Crucially, Driver boasts a spread of clients – no one accounts for more than ten to 12 per cent – across different construction sub-sectors, and some 80 per cent of its work is repeat business with large contractors.
RWS Holdings has carved out a niche for itself in the growing, yet highly defensive, patent translations market. Steered by executive chairman Andrew Brode, the highly cash-generative company provides intellectual property support services and high-level technical, legal and financial translation services. Its core business translates more than 50,000 patents and IP-related documents every year, while serving a wide range of blue-chip clients from across Europe, North America and Japan.
Hungry for acquisitions, RWS, which boasts formidable firepower in its £17 million of net cash, should continue to enjoy high levels of demand for its services from new and existing customers alike. ‘At a time when the economic climate is more challenging than for some years,’ Brode recently opined, RWS is ‘very well positioned to continue to grow its share of the highly defensive intellectual property translation and services market’.
The Retail Sector
Even in the retail sector, exposed as it is to a decline in consumer spending, it isn’t all doom and gloom. Tim Hall, the managing director of healthy fast-food group Pod, has steered the company to triple-digit growth from January to May. ‘Our plan for the next three years is to develop a more aggressive strategy, because to grow a successful brand in a declining market is easier than growing it in a very competitive one.’

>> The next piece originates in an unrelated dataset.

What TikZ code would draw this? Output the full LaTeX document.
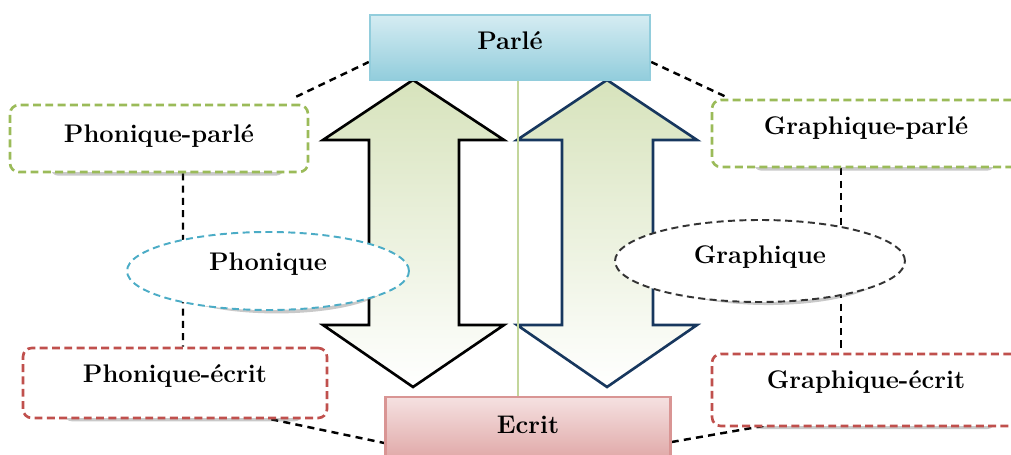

Hall started Pod in 2005 with angel backing of £3 million – ‘the most difficult thing I have ever done in my life’ – opening two stores. Now generating a profit, the aim is to open three additional stores, followed by another ten, ideally over the next couple of years.
‘The specific commercial advantage for a retail business flourishing in this climate is that rents are plummeting. Landlords are either negotiating with their tenants because they’re heading toward liquidation, which is obviously a nightmare for both the landlord and the tenant, or they have vacant properties. If you are able to raise money, lease acquisition and refurbishment puts you in a very strong position.’
Hall notes that investors were generally hesitant about doing anything between October and March, but they’re now realising that this could be the perfect moment to grow a niche business operating in the stale world of fast food. ‘I had a strong view about this sector,’ he says. ‘The whole food model, from supermarket retail to wholesale, is changing as we speak. The model used to be about value and price – five burgers for £1 – but now it’s about quality and integrity.
‘People look at this business and say the fast-food business is worth $120 billion globally. The whole model of burgers, chips and fried chicken is ten years out of date already. If you create a brand in a sector that has a contemporary product with a health-focused menu, then you have that $120 billion at your beck and call.’
Hall estimates the company needs extra funding of around £5 million to take the business to where he wants it to be, and will probably have to go down the venture capital / private equity route. ‘We are certainly going to be in one of our key expansion phases during the current economic climate. And it is tough, particularly in retail.’
For those entrepreneurs with serious ambitions, now is the time to prove it.